Archive

Quotes

Even diseases have lost their prestige, there aren’t so many of them left.

—Louis-Ferdinand Céline, 1960

Everyone who is sick is someone else’s patient zero.

—Leslie Jamison, 2020

Health care delivery is one of the tragedies still in America.

—Jewel Plummer Cobb, 1989

The beginning of health lies in knowing the disease.

—Miguel de Cervantes, 1615

He who dies of epidemic disease is a martyr.

—Muhammad, c. 630

We should always presume the disease to be curable until its own nature proves it otherwise.

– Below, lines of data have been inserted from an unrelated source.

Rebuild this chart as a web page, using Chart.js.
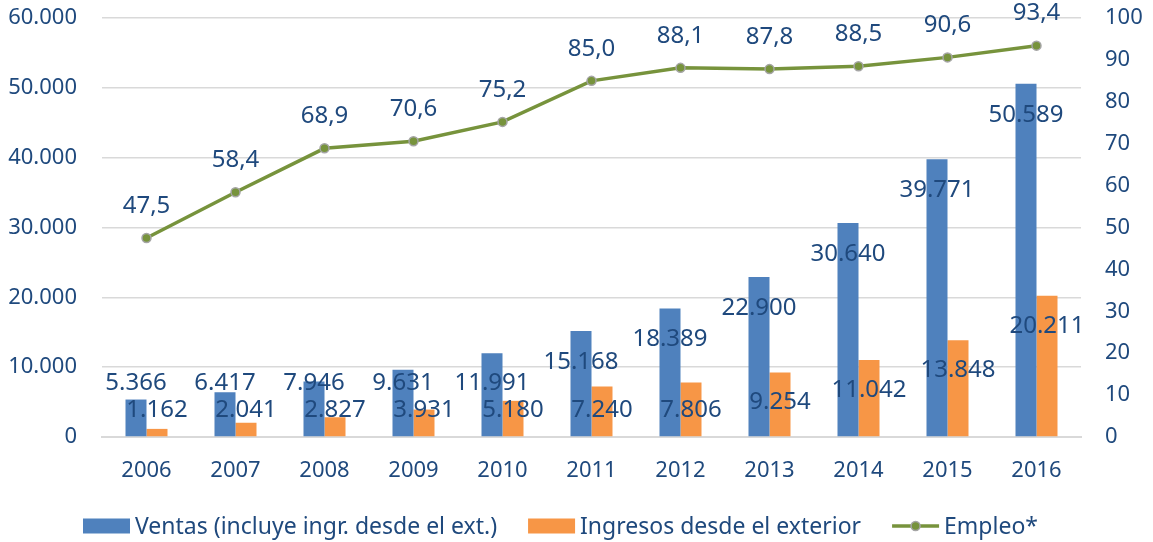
<!DOCTYPE html>
<html>
<head>
<meta charset="utf-8">
<script src="https://cdn.jsdelivr.net/npm/chart.js@4"></script>
<style>
  html, body { margin: 0; padding: 0; background: #ffffff; }
  #wrap { width: 1153px; height: 542px; }
</style>
</head>
<body>
<div id="wrap"><canvas id="c" width="1153" height="542"></canvas></div>
<script>
const years = ['2006','2007','2008','2009','2010','2011','2012','2013','2014','2015','2016'];
const ventas = [5366, 6417, 7946, 9631, 11991, 15168, 18389, 22900, 30640, 39771, 50589];
const ingresos = [1162, 2041, 2827, 3931, 5180, 7240, 7806, 9254, 11042, 13848, 20211];
const empleo = [47.5, 58.4, 68.9, 70.6, 75.2, 85.0, 88.1, 87.8, 88.5, 90.6, 93.4];
const seriesNames = ['Ventas (incluye ingr. desde el ext.)', 'Ingresos desde el exterior', 'Empleo*'];

const TEXT = '#1F497D';
const BLUE = '#4F81BD';
const ORANGE = '#F79646';
const GREEN = '#77933C';
const MARKER_EDGE = '#A5A5A5';
const GRID = '#D9D9D9';

function fmtInt(v) {
  return String(Math.round(v)).replace(/\B(?=(\d{3})+(?!\d))/g, '.');
}
function fmtDec(v) {
  return v.toFixed(1).replace('.', ',');
}

Chart.defaults.font.family = '"Noto Sans", sans-serif';
Chart.defaults.color = TEXT;

const valueLabels = {
  id: 'valueLabels',
  afterDatasetsDraw(chart) {
    const ctx = chart.ctx;
    const zeroY = chart.scales.y.getPixelForValue(0);
    ctx.save();
    ctx.font = '24px "Noto Sans", sans-serif';
    ctx.fillStyle = TEXT;
    ctx.textAlign = 'center';
    ctx.textBaseline = 'middle';
    chart.getDatasetMeta(0).data.forEach((bar, i) => {
      ctx.fillText(fmtInt(ventas[i]), bar.x, Math.min(bar.y + 31, zeroY - 54));
    });
    chart.getDatasetMeta(1).data.forEach((bar, i) => {
      ctx.fillText(fmtInt(ingresos[i]), bar.x, Math.min(bar.y + 30, zeroY - 27));
    });
    chart.getDatasetMeta(2).data.forEach((pt, i) => {
      ctx.fillText(fmtDec(empleo[i]), pt.x, pt.y - 32);
    });
    ctx.restore();
  }
};

// legend drawn in the reserved bottom band
const bottomLegend = {
  id: 'bottomLegend',
  afterDraw(chart) {
    const ctx = chart.ctx;
    const items = [
      { text: seriesNames[0], color: BLUE, kind: 'box' },
      { text: seriesNames[1], color: ORANGE, kind: 'box' },
      { text: seriesNames[2], color: GREEN, kind: 'line' }
    ];
    const boxW = 47, boxH = 15, gapText = 5, gapItem = 31;
    const cy = 526;
    ctx.save();
    ctx.font = '23px "Noto Sans", sans-serif';
    ctx.textBaseline = 'middle';
    ctx.textAlign = 'left';
    let x = 83;
    items.forEach(it => {
      if (it.kind === 'box') {
        ctx.fillStyle = it.color;
        ctx.fillRect(x, cy - boxH / 2, boxW, boxH);
      } else {
        ctx.strokeStyle = it.color; ctx.lineWidth = 3.5;
        ctx.beginPath(); ctx.moveTo(x, cy); ctx.lineTo(x + boxW, cy); ctx.stroke();
        ctx.beginPath(); ctx.arc(x + boxW / 2, cy, 4.5, 0, Math.PI * 2);
        ctx.fillStyle = it.color; ctx.fill();
        ctx.strokeStyle = MARKER_EDGE; ctx.lineWidth = 1.5; ctx.stroke();
      }
      ctx.fillStyle = TEXT;
      ctx.fillText(it.text, x + boxW + gapText, cy + 1);
      x += boxW + gapText + ctx.measureText(it.text).width + gapItem;
    });
    ctx.restore();
  }
};

new Chart(document.getElementById('c'), {
  type: 'bar',
  data: {
    labels: years,
    datasets: [
      { type: 'bar', label: seriesNames[0], data: ventas, backgroundColor: BLUE, yAxisID: 'y', order: 2,
        categoryPercentage: 0.472, barPercentage: 1.0 },
      { type: 'bar', label: seriesNames[1], data: ingresos, backgroundColor: ORANGE, yAxisID: 'y', order: 2,
        categoryPercentage: 0.472, barPercentage: 1.0 },
      { type: 'line', label: seriesNames[2], data: empleo, yAxisID: 'y1', order: 1,
        borderColor: GREEN, borderWidth: 3.5, tension: 0,
        pointRadius: 4.5, pointBackgroundColor: GREEN, pointBorderColor: MARKER_EDGE, pointBorderWidth: 1.5 }
    ]
  },
  options: {
    responsive: false,
    animation: false,
    devicePixelRatio: 1,
    layout: { padding: { left: 0, right: 0, top: 0, bottom: 55 } },
    plugins: {
      tooltip: { enabled: false },
      legend: { display: false }
    },
    scales: {
      x: {
        offset: true,
        grid: { display: false, drawTicks: false },
        border: { display: true, color: GRID, width: 2 },
        ticks: { color: TEXT, font: { size: 22 }, padding: 21, maxRotation: 0 },
        afterFit(scale) { scale.height = 50; }
      },
      y: {
        position: 'left',
        min: 0, max: 60000,
        grid: { color: GRID, lineWidth: 1.5, drawTicks: false },
        border: { display: false },
        ticks: { stepSize: 10000, color: TEXT, font: { size: 22 }, padding: 25,
          callback: (v) => fmtInt(v) },
        afterFit(scale) { scale.width = 102; scale.paddingTop = 18; scale.paddingBottom = 0; }
      },
      y1: {
        position: 'right',
        min: 0, max: 100,
        grid: { display: false, drawTicks: false },
        border: { display: false },
        ticks: { stepSize: 10, color: TEXT, font: { size: 22 }, padding: 24,
          callback: (v) => String(v) },
        afterFit(scale) { scale.width = 72; scale.paddingTop = 18; scale.paddingBottom = 0; }
      }
    }
  },
  plugins: [valueLabels, bottomLegend]
});
</script>
</body>
</html>
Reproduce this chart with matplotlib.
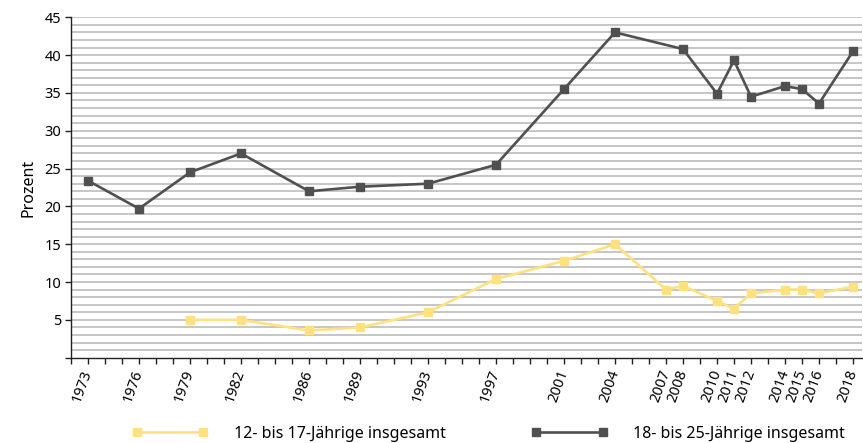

—Peter Mere Latham, c. 1845

Disease is not of the body but of the place.

—Latin proverb

If they prescribe a lot of remedies for some sickness or other, it means that the sickness is incurable.

—Anton Chekhov, 1904

Ours is an age which consciously pursues health, and yet only believes in the reality of sickness.

—Susan Sontag, 1963

Men worry over the great number of diseases, while doctors worry over the scarcity of effective remedies.

—Bian Qiao, c. 500 BC

How sickness enlarges the dimension of a man’s self to himself! He is his own exclusive object.

—Charles Lamb, 1833

Health in all lands is among the indispensable guarantees of human progress.

—Helen Keller, 1936

Infectious disease is one of the few genuine adventures left in the world.